◆ **Exercise goal**
Quote every line as written. Omit pictures.

++++ Provided data ++++

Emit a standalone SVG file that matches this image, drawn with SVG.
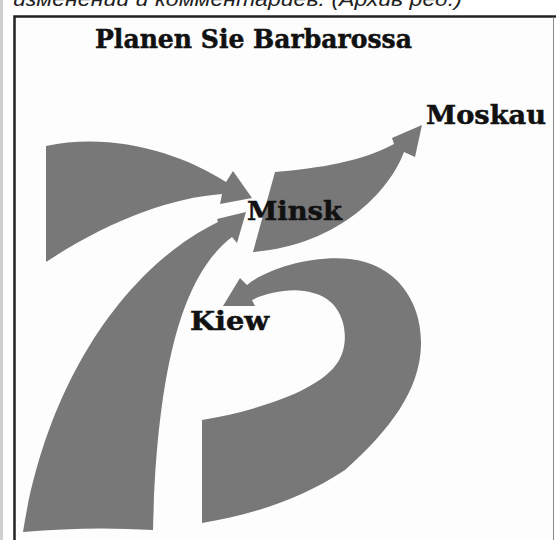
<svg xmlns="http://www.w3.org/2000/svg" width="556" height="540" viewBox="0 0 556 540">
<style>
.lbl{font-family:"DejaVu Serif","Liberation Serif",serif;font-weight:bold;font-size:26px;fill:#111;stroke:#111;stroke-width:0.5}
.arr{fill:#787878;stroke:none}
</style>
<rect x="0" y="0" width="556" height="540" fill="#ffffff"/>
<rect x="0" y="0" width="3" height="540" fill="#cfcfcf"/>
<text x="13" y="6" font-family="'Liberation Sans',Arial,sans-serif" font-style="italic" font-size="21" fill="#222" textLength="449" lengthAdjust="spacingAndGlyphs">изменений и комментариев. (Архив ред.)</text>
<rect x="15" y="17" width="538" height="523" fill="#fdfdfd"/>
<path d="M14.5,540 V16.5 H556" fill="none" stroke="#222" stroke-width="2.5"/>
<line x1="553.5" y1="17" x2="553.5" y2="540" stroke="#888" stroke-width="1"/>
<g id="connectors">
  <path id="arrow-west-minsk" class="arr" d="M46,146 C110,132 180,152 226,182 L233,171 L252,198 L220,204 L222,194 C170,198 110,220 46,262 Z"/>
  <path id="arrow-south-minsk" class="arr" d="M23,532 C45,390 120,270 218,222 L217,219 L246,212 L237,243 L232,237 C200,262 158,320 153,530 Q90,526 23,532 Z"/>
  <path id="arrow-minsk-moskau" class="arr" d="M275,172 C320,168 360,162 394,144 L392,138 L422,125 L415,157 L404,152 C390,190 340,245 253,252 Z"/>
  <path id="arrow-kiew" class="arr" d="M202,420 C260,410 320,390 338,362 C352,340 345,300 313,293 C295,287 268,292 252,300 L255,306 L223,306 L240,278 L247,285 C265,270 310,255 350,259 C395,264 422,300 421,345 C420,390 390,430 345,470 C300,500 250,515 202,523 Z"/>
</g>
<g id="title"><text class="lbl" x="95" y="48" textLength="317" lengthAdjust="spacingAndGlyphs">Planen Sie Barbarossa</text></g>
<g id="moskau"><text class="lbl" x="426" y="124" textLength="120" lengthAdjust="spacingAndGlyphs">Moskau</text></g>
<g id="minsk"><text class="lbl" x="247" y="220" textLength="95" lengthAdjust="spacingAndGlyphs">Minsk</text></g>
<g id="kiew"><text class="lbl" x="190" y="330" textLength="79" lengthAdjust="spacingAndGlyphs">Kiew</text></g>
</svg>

++++

◆ **Worked solution**
Emit a standalone SVG file that matches this image, drawn with SVG.
<svg xmlns="http://www.w3.org/2000/svg" width="556" height="540" viewBox="0 0 556 540">
<style>
.lbl{font-family:"DejaVu Serif","Liberation Serif",serif;font-weight:bold;font-size:26px;fill:#111;stroke:#111;stroke-width:0.5}
.arr{fill:#787878;stroke:none}
</style>
<rect x="0" y="0" width="556" height="540" fill="#ffffff"/>
<rect x="0" y="0" width="3" height="540" fill="#cfcfcf"/>
<text x="13" y="6" font-family="'Liberation Sans',Arial,sans-serif" font-style="italic" font-size="21" fill="#222" textLength="449" lengthAdjust="spacingAndGlyphs">изменений и комментариев. (Архив ред.)</text>
<rect x="15" y="17" width="538" height="523" fill="#fdfdfd"/>
<path d="M14.5,540 V16.5 H556" fill="none" stroke="#222" stroke-width="2.5"/>
<line x1="553.5" y1="17" x2="553.5" y2="540" stroke="#888" stroke-width="1"/>
<g id="connectors">
  <path id="arrow-west-minsk" class="arr" d="M46,146 C110,132 180,152 226,182 L233,171 L252,198 L220,204 L222,194 C170,198 110,220 46,262 Z"/>
  <path id="arrow-south-minsk" class="arr" d="M23,532 C45,390 120,270 218,222 L217,219 L246,212 L237,243 L232,237 C200,262 158,320 153,530 Q90,526 23,532 Z"/>
  <path id="arrow-minsk-moskau" class="arr" d="M275,172 C320,168 360,162 394,144 L392,138 L422,125 L415,157 L404,152 C390,190 340,245 253,252 Z"/>
  <path id="arrow-kiew" class="arr" d="M202,420 C260,410 320,390 338,362 C352,340 345,300 313,293 C295,287 268,292 252,300 L255,306 L223,306 L240,278 L247,285 C265,270 310,255 350,259 C395,264 422,300 421,345 C420,390 390,430 345,470 C300,500 250,515 202,523 Z"/>
</g>
<g id="title"><text class="lbl" x="95" y="48" textLength="317" lengthAdjust="spacingAndGlyphs">Planen Sie Barbarossa</text></g>
<g id="moskau"><text class="lbl" x="426" y="124" textLength="120" lengthAdjust="spacingAndGlyphs">Moskau</text></g>
<g id="minsk"><text class="lbl" x="247" y="220" textLength="95" lengthAdjust="spacingAndGlyphs">Minsk</text></g>
<g id="kiew"><text class="lbl" x="190" y="330" textLength="79" lengthAdjust="spacingAndGlyphs">Kiew</text></g>
</svg>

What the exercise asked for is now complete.